Stevie Wonder, despite being eminently qualified to become a Premiership referee, was probably more of a fan at heart.
“Very superstitious, writing’s on the wall…”
When Drogba slotted away the fourth on Saturday, even those of us with the strangest of pre-match rituals designed to placate the gods of football might have been happy to walk under the proverbial ladder. The Lancashire side have had their moments (and points) down in SW6 during recent years, but surely not today?
Whilst it’s one thing to tentatively cast off one’s eternally pessimistic shackles for a moment of optimism at four-nil up, actively seeking to provoke the fickle hand of fate into giving you a dry slap round the ear is another matter entirely.
“Fuck your history, we’re going to Roooooome…” gradually grew louder around the ground.
What?
As woefully ill-judged and misplaced displays of premature triumphalism go, it was up there with Neil Kinnock’s belief that he was actually a stadium-filling rock star (or more specifically, the Prime Minister) at the infamous pre-1992 election Sheffield rally.
We’re alriiiiiiiight! We’re alriiiiiiiight! We’re alriiiiiiiiight! Comrades… Oh bollocks.
A cursory check of the fixture list reminded me that another ninety minutes against Liverpool and the small matter of Barcelona (barring a strange cosmic shift, or a few plates of very dodgy schnitzel in a Bavarian hotel) await before Roma’s ever-friendly ultras start sharpening their knives in anticipation.

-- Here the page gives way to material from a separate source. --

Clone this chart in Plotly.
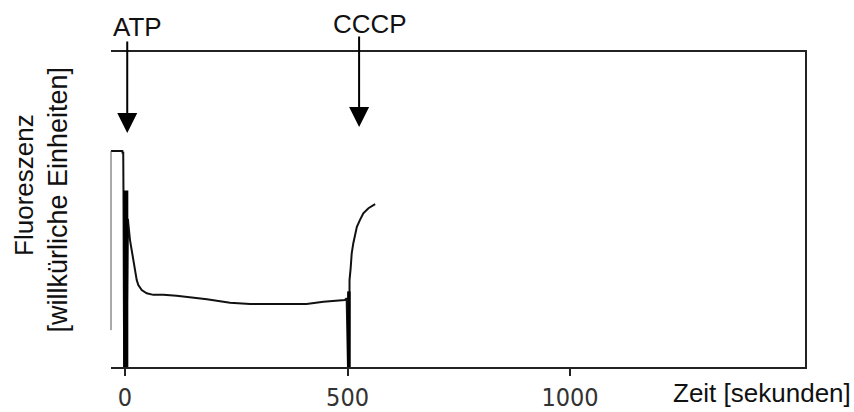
import plotly.graph_objects as go

# Fluorescence trace (time in seconds, arbitrary fluorescence units)
time_s = [-31.5, -6, -5.5, -4, -3.5, -2, 3, 6.5, 7.4, 11.2, 15.1, 18.7, 22.5, 26.3,
          29.9, 37.5, 48.8, 63.6, 86, 116, 184, 236, 281, 408, 446, 494, 498,
          501, 504, 504.5, 507, 509.4, 513, 517, 521, 528, 535.5, 547, 562]
fluorescence = [68.6, 68.6, 68.0, 68.0, 56.0, 0, 0, 47.0, 45.6, 40.3, 37.1, 33.0, 29.8, 27.6,
                26.0, 24.4, 23.4, 22.9, 22.9, 22.6, 21.5, 20.4, 20.0, 20.0, 20.7, 21.3, 21.8,
                0, 0, 27.6, 31.3, 36.1, 39.3, 42.4, 44.5, 46.7, 48.8, 50.4, 51.7]

# Injection marks drawn by the recorder (time, height of mark)
injection_time = [1.8, 503]
injection_top = [56.0, 24.0]
injection_width = [5, 3.5]

tick_vals = [0, 500, 1000]
tick_text = ["0", "500", "1000"]

event_labels = ["ATP", "CCCP"]

TXT = "Liberation Sans, Arial, Helvetica, sans-serif"
TICKF = "Liberation Sans Narrow, Arial Narrow, DejaVu Sans Condensed, sans-serif"

fig = go.Figure()
fig.add_trace(go.Scatter(x=time_s, y=fluorescence, mode="lines",
                         line=dict(color="#111111", width=2), showlegend=False,
                         hoverinfo="skip"))
for t, top, w in zip(injection_time, injection_top, injection_width):
    fig.add_trace(go.Scatter(x=[t, t], y=[0, top], mode="lines",
                             line=dict(color="#000000", width=w), showlegend=False,
                             hoverinfo="skip"))

fig.update_layout(
    width=854, height=412,
    margin=dict(l=111, r=49, t=52, b=45),
    paper_bgcolor="white", plot_bgcolor="white",
    xaxis=dict(range=[-31.5, 1528], showgrid=False, zeroline=False, automargin=False,
               showline=True, mirror=True, linecolor="#222222", linewidth=2,
               ticks="outside", ticklen=7, tickwidth=1.5, tickcolor="#222222",
               tickvals=tick_vals, ticktext=tick_text, ticklabelstandoff=0,
               tickfont=dict(family=TICKF, size=25, color="#333333")),
    yaxis=dict(range=[0, 100], showgrid=False, zeroline=False, side="right",
               automargin=False,
               showline=True, linecolor="#222222", linewidth=1.5,
               showticklabels=False, ticks=""),
    shapes=[dict(type="line", xref="paper", yref="y", x0=0, x1=0, y0=11.7, y1=68.6,
                 line=dict(color="#555555", width=1))],
    annotations=[
        dict(text="Fluoreszenz", textangle=-90, xref="paper", yref="paper",
             x=-0.1254, y=0.578, showarrow=False, xanchor="center", yanchor="middle",
             font=dict(family=TXT, size=26, color="#111111")),
        dict(text="[willkürliche Einheiten]", textangle=-90, xref="paper", yref="paper",
             x=-0.077, y=0.530, showarrow=False, xanchor="center", yanchor="middle",
             font=dict(family=TXT, size=27, color="#111111")),
        dict(text=event_labels[0], xref="paper", yref="paper", x=0.0389, y=1.078,
             showarrow=False, xanchor="center", yanchor="middle",
             font=dict(family=TXT, size=26, color="#111111")),
        dict(text=event_labels[1], xref="paper", yref="paper", x=0.3732, y=1.089,
             showarrow=False, xanchor="center", yanchor="middle",
             font=dict(family=TXT, size=26, color="#111111")),
        dict(text="Zeit [sekunden]", xref="paper", yref="paper", x=0.9376, y=-0.0825,
             showarrow=False, xanchor="center", yanchor="middle",
             font=dict(family=TXT, size=26, color="#111111")),
        dict(text="", x=5, y=74.3, xref="x", yref="y", ax=5, ay=103.8,
             axref="x", ayref="y", showarrow=True, arrowhead=2, arrowsize=2,
             arrowwidth=2, arrowcolor="#000000"),
        dict(text="", x=526, y=76.2, xref="x", yref="y", ax=526, ay=105.4,
             axref="x", ayref="y", showarrow=True, arrowhead=2, arrowsize=2,
             arrowwidth=2, arrowcolor="#000000"),
    ],
)

fig.write_html("out.html")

As I ruminated on the possible consequences of irritating the all-powerful unseen being that can truly balls up a football match when you’ve been a bit too cocky, Kevin Windass and his rather large team mates conspired to get Bolton what was apparently a ‘consolation’ goal.
“Fuck your history, we’re going to Rooooome…”
Will you please stop doing that? As songs go, this is about as ill-advised as Gary Glitter picking “Thank Heavens For Little Girls” as his comeback single.
Momentarily my thoughts turned to Tippi Hedren, as they do so often on occasions like this.
As blonde femme fatale Melanie Daniels in Hitchcock’s masterpiece ‘The Birds’, Tippi tried to warn a diner full of doubting locals that ignoring the attacks from the air was foolish in the extreme. An elderly ornithologist, Mrs. Bundy – sort of Bill Oddie in tweed knickers and a twinset – suggested smugly that as a species, birds wouldn’t be intelligent enough to pool their resources and mount a more sustained assault.
The team and large sections of the crowd seemed to think much the same about Bolton.
A look at the screen was like watching the telegraph wires as the birds ominously gathered in numbers. We were reminded that Liverpool had stuck four past Bolton’s neighbours earlier in the day, just as they had done to Madrid and Manchester United – at Old Trafford.
And so the attack came; Cech and the defence ran around panicking as the airborne scavengers swarmed, pecked and pestered; the consolation goal became a worrying second and then a sphincter-tightening third in a matter of minutes. Somehow, after a period of suspense and tension that Hitchcock himself would have been proud of, the final whistle rescued us from a potentially humiliating result.
Yes, the rest of the non-Scouse speaking world believes that we’re going to cruise through the second leg on Tuesday to set up a globe shaking, stone cold box office thriller against Pep Guardiola’s all-conquering football machine. Bookies would have you stake a pound to win a penny on Chelsea making the semis. Similar sort of odds would probably have been available at four-nil up on Saturday.
But frankly, this is Chelsea and we just don’t think like that – or at least we shouldn’t.
In between kick-off and around ten o’clock on Tuesday evening, Xavi Alonso will fall over more regularly than a drunk on a wet pavement, Steven Gerrard will presumably make an effort to extricate himself from Michael Essien’s back pocket and Clive Tyldesley will use the words “spirit of Istanbul” around five times per minute during the game whilst David Pleat pronounces Drogba’s name in an annoying fashion.
I have no idea whether Guus has any knowledge of late twentieth century British politics or the works of Alfred Hitchcock, but hopefully he will have seen the signs on Saturday and taken note. The early substitutions of Lampard and Drogba will (hopefully) not happen; Cech and his defence will have received a stern word in their collective ear. And we do have three away goals.
But if thoughts of an over-confident nature should enter our collective headspace, we might just remember that we are now acutely aware, just as Tippi was, that a deadly aerial bombardment could come at any time and really bugger up our day.
And let’s face it, who wants to wake up feeling Neil Kinnock on Wednesday morning?